Write out the listing in full, matching it word for word.

Data lines —

※ ※ ※

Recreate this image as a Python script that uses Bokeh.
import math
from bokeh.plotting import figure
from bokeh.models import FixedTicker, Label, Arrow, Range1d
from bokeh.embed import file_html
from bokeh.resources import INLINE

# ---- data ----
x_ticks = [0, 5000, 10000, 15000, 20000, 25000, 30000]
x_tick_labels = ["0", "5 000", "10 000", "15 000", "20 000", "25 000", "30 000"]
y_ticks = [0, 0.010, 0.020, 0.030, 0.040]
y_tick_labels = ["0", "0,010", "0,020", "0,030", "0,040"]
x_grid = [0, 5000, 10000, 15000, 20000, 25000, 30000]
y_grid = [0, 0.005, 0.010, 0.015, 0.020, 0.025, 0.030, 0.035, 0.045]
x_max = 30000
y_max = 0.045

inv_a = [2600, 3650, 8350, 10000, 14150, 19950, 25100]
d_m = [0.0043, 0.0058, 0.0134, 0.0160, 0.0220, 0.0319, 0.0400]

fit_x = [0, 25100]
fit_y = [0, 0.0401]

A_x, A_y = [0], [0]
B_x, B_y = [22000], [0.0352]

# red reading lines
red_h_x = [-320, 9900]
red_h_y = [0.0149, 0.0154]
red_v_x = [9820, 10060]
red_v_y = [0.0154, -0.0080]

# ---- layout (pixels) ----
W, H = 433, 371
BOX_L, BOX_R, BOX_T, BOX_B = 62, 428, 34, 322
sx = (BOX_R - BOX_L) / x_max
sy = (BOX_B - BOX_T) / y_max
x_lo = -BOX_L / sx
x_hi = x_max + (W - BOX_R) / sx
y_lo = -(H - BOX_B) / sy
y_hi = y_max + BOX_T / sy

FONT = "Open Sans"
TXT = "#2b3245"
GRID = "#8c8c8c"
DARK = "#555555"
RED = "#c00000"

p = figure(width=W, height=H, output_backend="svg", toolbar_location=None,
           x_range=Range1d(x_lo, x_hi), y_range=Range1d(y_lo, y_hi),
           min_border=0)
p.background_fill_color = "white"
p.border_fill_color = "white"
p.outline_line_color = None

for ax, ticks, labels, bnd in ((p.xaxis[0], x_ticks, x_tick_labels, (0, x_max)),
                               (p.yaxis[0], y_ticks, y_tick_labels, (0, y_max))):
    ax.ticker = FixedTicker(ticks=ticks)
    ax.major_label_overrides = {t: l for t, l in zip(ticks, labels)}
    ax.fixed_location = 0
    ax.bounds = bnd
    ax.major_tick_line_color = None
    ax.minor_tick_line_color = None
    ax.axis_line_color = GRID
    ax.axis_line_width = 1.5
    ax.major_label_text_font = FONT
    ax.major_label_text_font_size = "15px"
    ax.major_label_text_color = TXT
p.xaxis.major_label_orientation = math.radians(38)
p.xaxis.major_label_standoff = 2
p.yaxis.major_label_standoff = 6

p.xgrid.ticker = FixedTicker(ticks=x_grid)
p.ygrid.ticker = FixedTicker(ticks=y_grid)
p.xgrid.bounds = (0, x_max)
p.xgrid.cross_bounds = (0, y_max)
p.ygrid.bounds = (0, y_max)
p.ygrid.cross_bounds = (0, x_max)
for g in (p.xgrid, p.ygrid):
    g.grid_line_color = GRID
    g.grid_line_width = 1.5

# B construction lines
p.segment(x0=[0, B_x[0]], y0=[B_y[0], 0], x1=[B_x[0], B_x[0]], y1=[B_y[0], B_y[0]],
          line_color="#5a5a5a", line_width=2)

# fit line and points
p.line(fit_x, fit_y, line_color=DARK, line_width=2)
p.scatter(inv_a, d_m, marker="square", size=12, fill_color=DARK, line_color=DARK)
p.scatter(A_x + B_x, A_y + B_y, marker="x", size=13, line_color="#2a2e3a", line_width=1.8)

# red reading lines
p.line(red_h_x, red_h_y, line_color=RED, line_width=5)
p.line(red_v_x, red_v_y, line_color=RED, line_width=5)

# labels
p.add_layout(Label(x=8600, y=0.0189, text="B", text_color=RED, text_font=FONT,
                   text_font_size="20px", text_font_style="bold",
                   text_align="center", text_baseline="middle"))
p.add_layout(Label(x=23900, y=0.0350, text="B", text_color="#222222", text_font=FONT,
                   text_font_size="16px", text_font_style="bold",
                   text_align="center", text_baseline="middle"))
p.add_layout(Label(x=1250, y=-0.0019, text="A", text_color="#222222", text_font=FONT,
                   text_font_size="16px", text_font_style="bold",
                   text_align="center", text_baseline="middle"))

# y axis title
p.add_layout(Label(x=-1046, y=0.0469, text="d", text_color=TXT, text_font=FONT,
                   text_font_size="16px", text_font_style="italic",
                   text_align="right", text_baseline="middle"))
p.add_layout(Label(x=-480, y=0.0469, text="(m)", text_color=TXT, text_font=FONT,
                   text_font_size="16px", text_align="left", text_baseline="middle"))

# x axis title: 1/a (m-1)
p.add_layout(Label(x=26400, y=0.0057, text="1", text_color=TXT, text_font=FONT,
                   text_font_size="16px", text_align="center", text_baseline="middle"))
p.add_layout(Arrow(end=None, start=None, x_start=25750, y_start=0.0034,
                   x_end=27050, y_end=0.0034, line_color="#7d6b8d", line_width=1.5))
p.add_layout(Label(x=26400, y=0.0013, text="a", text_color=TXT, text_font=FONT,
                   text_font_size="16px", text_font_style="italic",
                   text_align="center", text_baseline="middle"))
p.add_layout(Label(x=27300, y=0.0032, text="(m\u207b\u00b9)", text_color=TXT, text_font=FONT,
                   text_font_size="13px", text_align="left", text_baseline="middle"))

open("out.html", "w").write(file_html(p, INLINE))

※ ※ ※

Response —
Recreate this image as a Python script that uses Bokeh.
import math
from bokeh.plotting import figure
from bokeh.models import FixedTicker, Label, Arrow, Range1d
from bokeh.embed import file_html
from bokeh.resources import INLINE

# ---- data ----
x_ticks = [0, 5000, 10000, 15000, 20000, 25000, 30000]
x_tick_labels = ["0", "5 000", "10 000", "15 000", "20 000", "25 000", "30 000"]
y_ticks = [0, 0.010, 0.020, 0.030, 0.040]
y_tick_labels = ["0", "0,010", "0,020", "0,030", "0,040"]
x_grid = [0, 5000, 10000, 15000, 20000, 25000, 30000]
y_grid = [0, 0.005, 0.010, 0.015, 0.020, 0.025, 0.030, 0.035, 0.045]
x_max = 30000
y_max = 0.045

inv_a = [2600, 3650, 8350, 10000, 14150, 19950, 25100]
d_m = [0.0043, 0.0058, 0.0134, 0.0160, 0.0220, 0.0319, 0.0400]

fit_x = [0, 25100]
fit_y = [0, 0.0401]

A_x, A_y = [0], [0]
B_x, B_y = [22000], [0.0352]

# red reading lines
red_h_x = [-320, 9900]
red_h_y = [0.0149, 0.0154]
red_v_x = [9820, 10060]
red_v_y = [0.0154, -0.0080]

# ---- layout (pixels) ----
W, H = 433, 371
BOX_L, BOX_R, BOX_T, BOX_B = 62, 428, 34, 322
sx = (BOX_R - BOX_L) / x_max
sy = (BOX_B - BOX_T) / y_max
x_lo = -BOX_L / sx
x_hi = x_max + (W - BOX_R) / sx
y_lo = -(H - BOX_B) / sy
y_hi = y_max + BOX_T / sy

FONT = "Open Sans"
TXT = "#2b3245"
GRID = "#8c8c8c"
DARK = "#555555"
RED = "#c00000"

p = figure(width=W, height=H, output_backend="svg", toolbar_location=None,
           x_range=Range1d(x_lo, x_hi), y_range=Range1d(y_lo, y_hi),
           min_border=0)
p.background_fill_color = "white"
p.border_fill_color = "white"
p.outline_line_color = None

for ax, ticks, labels, bnd in ((p.xaxis[0], x_ticks, x_tick_labels, (0, x_max)),
                               (p.yaxis[0], y_ticks, y_tick_labels, (0, y_max))):
    ax.ticker = FixedTicker(ticks=ticks)
    ax.major_label_overrides = {t: l for t, l in zip(ticks, labels)}
    ax.fixed_location = 0
    ax.bounds = bnd
    ax.major_tick_line_color = None
    ax.minor_tick_line_color = None
    ax.axis_line_color = GRID
    ax.axis_line_width = 1.5
    ax.major_label_text_font = FONT
    ax.major_label_text_font_size = "15px"
    ax.major_label_text_color = TXT
p.xaxis.major_label_orientation = math.radians(38)
p.xaxis.major_label_standoff = 2
p.yaxis.major_label_standoff = 6

p.xgrid.ticker = FixedTicker(ticks=x_grid)
p.ygrid.ticker = FixedTicker(ticks=y_grid)
p.xgrid.bounds = (0, x_max)
p.xgrid.cross_bounds = (0, y_max)
p.ygrid.bounds = (0, y_max)
p.ygrid.cross_bounds = (0, x_max)
for g in (p.xgrid, p.ygrid):
    g.grid_line_color = GRID
    g.grid_line_width = 1.5

# B construction lines
p.segment(x0=[0, B_x[0]], y0=[B_y[0], 0], x1=[B_x[0], B_x[0]], y1=[B_y[0], B_y[0]],
          line_color="#5a5a5a", line_width=2)

# fit line and points
p.line(fit_x, fit_y, line_color=DARK, line_width=2)
p.scatter(inv_a, d_m, marker="square", size=12, fill_color=DARK, line_color=DARK)
p.scatter(A_x + B_x, A_y + B_y, marker="x", size=13, line_color="#2a2e3a", line_width=1.8)

# red reading lines
p.line(red_h_x, red_h_y, line_color=RED, line_width=5)
p.line(red_v_x, red_v_y, line_color=RED, line_width=5)

# labels
p.add_layout(Label(x=8600, y=0.0189, text="B", text_color=RED, text_font=FONT,
                   text_font_size="20px", text_font_style="bold",
                   text_align="center", text_baseline="middle"))
p.add_layout(Label(x=23900, y=0.0350, text="B", text_color="#222222", text_font=FONT,
                   text_font_size="16px", text_font_style="bold",
                   text_align="center", text_baseline="middle"))
p.add_layout(Label(x=1250, y=-0.0019, text="A", text_color="#222222", text_font=FONT,
                   text_font_size="16px", text_font_style="bold",
                   text_align="center", text_baseline="middle"))

# y axis title
p.add_layout(Label(x=-1046, y=0.0469, text="d", text_color=TXT, text_font=FONT,
                   text_font_size="16px", text_font_style="italic",
                   text_align="right", text_baseline="middle"))
p.add_layout(Label(x=-480, y=0.0469, text="(m)", text_color=TXT, text_font=FONT,
                   text_font_size="16px", text_align="left", text_baseline="middle"))

# x axis title: 1/a (m-1)
p.add_layout(Label(x=26400, y=0.0057, text="1", text_color=TXT, text_font=FONT,
                   text_font_size="16px", text_align="center", text_baseline="middle"))
p.add_layout(Arrow(end=None, start=None, x_start=25750, y_start=0.0034,
                   x_end=27050, y_end=0.0034, line_color="#7d6b8d", line_width=1.5))
p.add_layout(Label(x=26400, y=0.0013, text="a", text_color=TXT, text_font=FONT,
                   text_font_size="16px", text_font_style="italic",
                   text_align="center", text_baseline="middle"))
p.add_layout(Label(x=27300, y=0.0032, text="(m\u207b\u00b9)", text_color=TXT, text_font=FONT,
                   text_font_size="13px", text_align="left", text_baseline="middle"))

open("out.html", "w").write(file_html(p, INLINE))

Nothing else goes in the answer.